McDonough was active in environmental projects and issues from the start of his career. He helped develop the best practices manual for Virginia golf courses, showing superintendents how to efficiently manage natural resources with a commitment to environmental stewardship. The landmark publication was a model for other states to follow, and McDonough worked as a leading consultant for those states.
McDonough is a native of Milbury, Mass., and is a graduate of the Stockbridge School of Agriculture in Amherst, Mass. He was a key liaison between the Virginia GCSA and state and local governments in regards to adopting practical policies for water conservation and nutrient management. His efforts were noticed by the GCSAA, and in 2008, he was the association’s Excellence in Government Relations Award.
Bobby Mitchell
Mitchell, who died in 2018 at the age of 75, was born in Chatham and raised in nearby Danville, where he planted the roots of a successful professional golf career.
Mitchell found success in Virginia golf before moving onto careers on the PGA Tour and Champions Tour. Mitchell swept the VSGA and VPGA Opens in 1965, in an era before the two events were merged into one State Open of Virginia. Mitchell won two events during his PGA Tour career. He shot a 22-under 262 to win the 1971 Cleveland Open by seven strokes over runner-up Charles Coody. In 1972, he defeated Jack Nicklaus with a birdie on the first playoff hole to win the Tournament of Champions.
Also in 1972, Mitchell tied for second place at The Masters for his best finish in a major. He made the cut in five U.S. Opens and five PGA Championships. He competed twice at the Open Championship. Mitchell joined the Champions Tour in 1995, with his best finish in an event coming at the 1995 Transamerica, where he tied for 12th.
Mitchell remained in Danville throughout his life. Starting in 1991, he traveled to Finland in the summer to teach golf to young people in association with Averett University.
Bob Moyers
Moyers, 87, ranks sixth in VSGA history with 13 championships, all coming after he turned 55. Moyers won four VSGA Senior Stroke Play Championships (1991-93, 1995), claimed two VSGA Super Senior Amateur titles (2012-13), and won on VSGA Super Senior Stroke Play title (2008).

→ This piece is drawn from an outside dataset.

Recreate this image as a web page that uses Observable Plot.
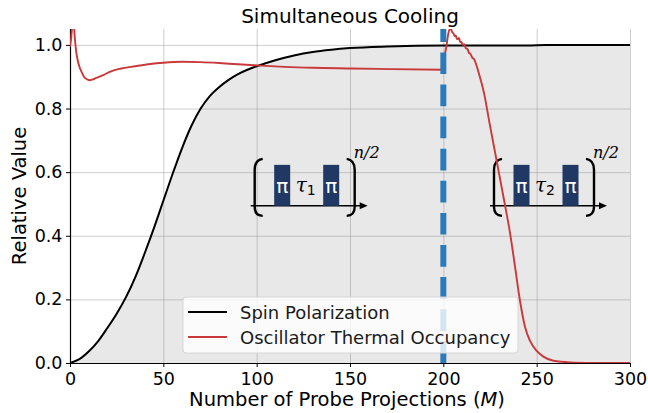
<!DOCTYPE html>
<html>
<head>
<meta charset="utf-8">
<script src="https://cdn.jsdelivr.net/npm/d3@7"></script>
<script src="https://cdn.jsdelivr.net/npm/@observablehq/plot@0.6"></script>
<style>
  html, body { margin: 0; padding: 0; background: white; }
  #chart svg { display: block; }
</style>
</head>
<body>
<div id="chart"></div>
<script>
// ---- data ----
const xTicks = [0, 50, 100, 150, 200, 250, 300];
const yTicks = [0.0, 0.2, 0.4, 0.6, 0.8, 1.0];

const spinX = [0, 5, 10, 15, 20, 25, 30, 35, 40, 45, 50, 55, 60, 65, 70, 75, 80, 85, 90, 95, 100, 110, 120, 130, 140, 150, 170, 200, 225, 245, 255, 300];
const spinY = [0, 0.012, 0.036, 0.068, 0.11, 0.155, 0.207, 0.27, 0.345, 0.425, 0.51, 0.595, 0.675, 0.745, 0.8, 0.84, 0.868, 0.89, 0.908, 0.922, 0.933, 0.952, 0.967, 0.978, 0.985, 0.99, 0.995, 0.998, 0.998, 0.998, 1.0, 1.0];

const oscAX = [0, 0.6, 1.3, 2, 2.6, 3.3, 4, 5, 6.2, 7.5, 9, 10.5, 12, 14, 17.7, 22, 26.8, 35, 43, 50, 60, 70, 80, 90, 102, 115, 130, 150, 171, 200];
const oscAY = [0.995, 1.02, 1.06, 1.06, 1.02, 0.98, 0.955, 0.932, 0.915, 0.9, 0.892, 0.889, 0.891, 0.896, 0.905, 0.917, 0.925, 0.933, 0.94, 0.944, 0.947, 0.946, 0.943, 0.939, 0.935, 0.931, 0.928, 0.926, 0.924, 0.922];

const oscBX = [200.5, 201.5, 202.5, 203.3, 204, 204.8, 205.5, 206, 206.6, 207.2, 207.8, 208.4, 209, 209.8, 210.5, 211.2, 212, 213, 213.7, 214.5, 215.5, 216.5, 217.5, 219.3, 222, 224.6, 227.3, 230, 232.7, 235.7, 238.4, 241, 243.7, 246.4, 250, 253.6, 259, 268, 280, 300];
const oscBY = [0.965, 0.99, 1.03, 1.048, 1.05, 1.04, 1.035, 1.028, 1.03, 1.02, 1.018, 1.022, 1.01, 1.008, 1.0, 1.002, 0.99, 0.987, 0.975, 0.972, 0.96, 0.955, 0.94, 0.905, 0.843, 0.759, 0.675, 0.591, 0.507, 0.41, 0.303, 0.198, 0.115, 0.07, 0.038, 0.02, 0.007, 0.002, 0.0005, 0];

const switchX = [200];
const seriesNames = ["Spin Polarization", "Oscillator Thermal Occupancy"];
const seriesColors = ["#000000", "#c9383a"];
const titleText = "Simultaneous Cooling";
const yLabel = "Relative Value";
const xLabelMain = "Number of Probe Projections (";
const xLabelVar = "M";
const xLabelEnd = ")";
const insetTaus = ["1", "2"];

// ---- tables ----
const spin = spinX.map((x, i) => ({x, y: spinY[i]}));
const oscA = oscAX.map((x, i) => ({x, y: oscAY[i]}));
const oscB = oscBX.map((x, i) => ({x, y: oscBY[i]}));

const FONT = "DejaVu Sans, sans-serif";

const plot = Plot.plot({
  width: 648,
  height: 413,
  marginLeft: 70,
  marginRight: 18,
  marginTop: 29,
  marginBottom: 50,
  style: {fontFamily: FONT, background: "white", color: "black"},
  x: {domain: [0, 300], label: null},
  y: {domain: [0, 1.05], label: null},
  marks: [
    Plot.areaY(spin, {x: "x", y: "y", fill: "#e8e8e8", curve: "monotone-x"}),
    Plot.gridX(xTicks, {stroke: "#909090", strokeOpacity: 0.45, strokeWidth: 1}),
    Plot.gridY(yTicks, {stroke: "#909090", strokeOpacity: 0.45, strokeWidth: 1}),
    Plot.axisX(xTicks, {tickSize: 4, tickPadding: 5, fontSize: 17.5, tickFormat: d => String(d), label: null}),
    Plot.axisY(yTicks, {tickSize: 4, tickPadding: 4, fontSize: 17.5, tickFormat: d3.format(".1f"), label: null}),
    Plot.ruleX([0], {stroke: "black", strokeWidth: 1.2}),
    Plot.ruleY([0], {stroke: "black", strokeWidth: 1.2})
  ]
});

document.getElementById("chart").appendChild(plot);

const sx = plot.scale("x"), sy = plot.scale("y");
const X = v => sx.apply(v), Y = v => sy.apply(v);
const svg = d3.select(plot);
const fLeft = X(0), fRight = X(300), fTop = Y(1.05), fBottom = Y(0);

// ---- inset pulse diagrams (annotation drawn in pixel offsets from an anchor) ----
const insetAnchors = [[96.8, 0.494], [225, 0.494]];
insetAnchors.forEach(([dx, dy], k) => {
  const ax = X(dx), ay = Y(dy);
  const g = svg.append("g").attr("text-anchor", "start");
  g.append("line").attr("x1", ax).attr("x2", ax + 110).attr("y1", ay).attr("y2", ay)
    .attr("stroke", "black").attr("stroke-width", 1.5);
  g.append("path").attr("d", `M${ax + 117},${ay} L${ax + 109},${ay - 3.5} L${ax + 109},${ay + 3.5} Z`).attr("fill", "black");
  g.append("path").attr("d", `M${ax + 12},${ay - 47} Q${ax + 4},${ay - 46} ${ax + 4},${ay - 36} L${ax + 4},${ay + 1} Q${ax + 4},${ay + 10} ${ax + 12},${ay + 10}`)
    .attr("fill", "none").attr("stroke", "black").attr("stroke-width", 2.4);
  g.append("path").attr("d", `M${ax + 96},${ay - 47} Q${ax + 104},${ay - 46} ${ax + 104},${ay - 36} L${ax + 104},${ay + 1} Q${ax + 104},${ay + 10} ${ax + 96},${ay + 10}`)
    .attr("fill", "none").attr("stroke", "black").attr("stroke-width", 2.4);
  [23.5, 72.5].forEach(o => {
    g.append("rect").attr("x", ax + o).attr("y", ay - 41).attr("width", 16).attr("height", 41).attr("fill", "#1f3864");
    g.append("text").attr("x", ax + o + 8).attr("y", ay - 13).attr("text-anchor", "middle")
      .attr("fill", "white").attr("font-family", FONT).attr("font-size", 20).text("π");
  });
  const t = g.append("text").attr("x", ax + 45).attr("y", ay - 14).attr("font-family", "DejaVu Serif, serif").attr("font-size", 20);
  t.append("tspan").attr("font-style", "italic").text("τ");
  t.append("tspan").attr("font-size", 14).attr("dy", 3).attr("font-family", FONT).text(insetTaus[k]);
  g.append("text").attr("x", ax + 103).attr("y", ay - 48).attr("font-family", "DejaVu Serif, serif")
    .attr("font-style", "italic").attr("font-size", 16).text("n/2");
});

// ---- curves (drawn on top of the insets) ----
const lineSmooth = d3.line().x(d => X(d.x)).y(d => Y(d.y)).curve(d3.curveMonotoneX);
svg.append("clipPath").attr("id", "frameclip").append("rect")
  .attr("x", fLeft).attr("y", fTop).attr("width", fRight - fLeft).attr("height", fBottom - fTop);
const curves = svg.append("g").attr("clip-path", "url(#frameclip)");
curves.append("path").attr("d", lineSmooth(spin)).attr("fill", "none").attr("stroke", seriesColors[0]).attr("stroke-width", 2);
curves.append("path").attr("d", lineSmooth(oscA)).attr("fill", "none").attr("stroke", seriesColors[1]).attr("stroke-width", 1.9);
curves.append("path").attr("d", lineSmooth(oscB)).attr("fill", "none").attr("stroke", seriesColors[1]).attr("stroke-width", 1.9);

// ---- dashed switch line ----
switchX.forEach(v => {
  svg.append("line").attr("x1", X(v)).attr("x2", X(v)).attr("y1", fBottom).attr("y2", fTop)
    .attr("stroke", "#2b7bba").attr("stroke-width", 6).attr("stroke-dasharray", "21.7,10.4");
});

// ---- legend ----
const lg = svg.append("g").attr("text-anchor", "start");
lg.append("rect").attr("x", 183).attr("y", 297).attr("width", 335).attr("height", 56).attr("rx", 3)
  .attr("fill", "white").attr("fill-opacity", 0.8).attr("stroke", "#d6d6d6").attr("stroke-width", 1);
seriesNames.forEach((name, i) => {
  const yy = 312 + i * 25;
  lg.append("line").attr("x1", 188).attr("x2", 227).attr("y1", yy).attr("y2", yy)
    .attr("stroke", seriesColors[i]).attr("stroke-width", 2);
  lg.append("text").attr("x", 240).attr("y", yy + 6.5).attr("font-family", FONT).attr("font-size", 18)
    .attr("fill", "#1a1a1a").text(name);
});

// ---- title and axis labels ----
svg.append("text").attr("x", (fLeft + fRight) / 2).attr("y", 23).attr("text-anchor", "middle")
  .attr("font-family", FONT).attr("font-size", 20).attr("fill", "black").text(titleText);
const xl = svg.append("text").attr("x", (fLeft + fRight) / 2 - 3).attr("y", 406).attr("text-anchor", "middle")
  .attr("font-family", FONT).attr("font-size", 19.5).attr("fill", "black");
xl.append("tspan").text(xLabelMain);
xl.append("tspan").attr("font-style", "italic").text(xLabelVar);
xl.append("tspan").text(xLabelEnd);
svg.append("text").attr("transform", `translate(26,${(fTop + fBottom) / 2}) rotate(-90)`).attr("text-anchor", "middle")
  .attr("font-family", FONT).attr("font-size", 19.5).attr("fill", "black").text(yLabel);
</script>
</body>
</html>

Additionally, Moyers was a force in the senior partner golf scene. He teamed with fellow 2023 inductee Jim Kite to win five straight VSGA Senior Four-Ball titles from 1991-95. No other side has ever won more than three in a row. Moyers won another Senior Four-Ball title in 1998 with Don Martz at their home club, Shenvalee Golf Club in New Market.
Moyers, who was born in Bath County, was one of four members of the inaugural men’s golf team at Bridgewater College in 1956. The team won the Mason Dixon Conference title in 1957.
The five new members bring the total Hall of Fame roster to 37 inductees. Previous Virginia Golf Hall of Fame classes, with the site of the Induction Ceremony, were:
- Class of 2022 (Independence GC): H.M. Bunny Blankinship, Grace Anne Braxton, Galen Hill, Jack Isaacs, Lily Harper Martin, and Phil Owenby.
- Class of 2021 (Hermitage CC): Moss Beecroft and David A. King.
- Class of 2020 (Hermitage CC): Kandi Kessler Comer, Wayne Jackson, David Partridge, Richard Smith, and Wynsol Spencer.
- Class of 2019 (Farmington CC): Bobby Cruickshank, Harry Easterly, Mary-Patton Janssen, Tom McKnight, and Bill Millsaps.
- Class of 2018 (Hermitage CC): Dr. Lew Blakey, Robbye Unger, Bobby Wadkins, and Lew Worsham.
- Class of 2017 (CC of Virginia): Donna Andrews, Keith Decker, Wallace McDowell, and J.C. Snead.
- Inaugural Class of 2016 (The Omni Homestead Resort): Vinny Giles, Chandler Harper, Clyde Luther, Sam Snead, Curtis Strange, and Lanny Wadkins.